# Rotation with FFT

Via shear it is possible to rotate an image. Since we also implemented a shear algorithm, rotation can be implemented as well. For details look at this webpage.

## Examples

For full interactivity, have a look at this Pluto notebook.

using Revise, FourierTools, Plots, TestImages, PlutoUI, ImageShow

begin
img = Float32.(testimage("fabio_512_gray"))
z = zeros(Float32, (768, 768))
FourierTools.center_set!(z, img)
end

Gray.(FourierTools.rotate(z, 26))

# Function references

FourierTools.rotateFunction
rotate(arr, θ, rotation_plane=(1,2), adapt_size=true, keep_new_size=false)

Rotate an arr in the plane rotation_plane with an angle θ in rad around the center pixel.

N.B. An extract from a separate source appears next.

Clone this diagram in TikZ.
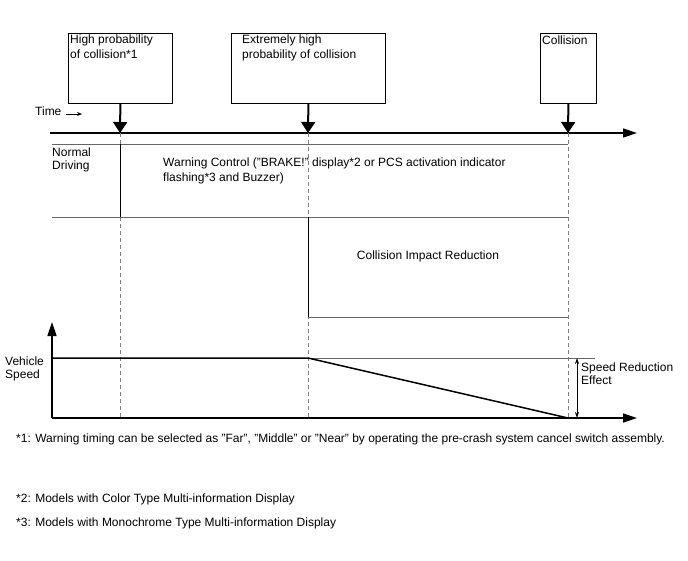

Note that, in contrast to ImageTransformations.imrotate, the rotation is done around the Fourier-center pixel (size()÷2+1) and not the geometric mid point.

Arguments:

• arr: the array to rotate
• Θ: the angle (in rad) to rotate by
• rotation_plane: two dimensions selecting the 2D plane in which a multidimensional dataset is rotated
• adapt_size: if true (default), the three shears, which make up the rotation, will be allowed to enlarge the size of the array. This is slower but avoids wrap-around artefacts If false, the in-place version of rotate is used with all its problems. Only recommended for very small angles!
• keep_new_size: if true, the enlarged sizes (only for adapt_size=true) will also be returned. Otherwise the resulting data will be cut down to the original size
• pad_value: specifies the value that areas outside the visible range (in the source) should be assigend to. A smart choice can reduce edge artefacts.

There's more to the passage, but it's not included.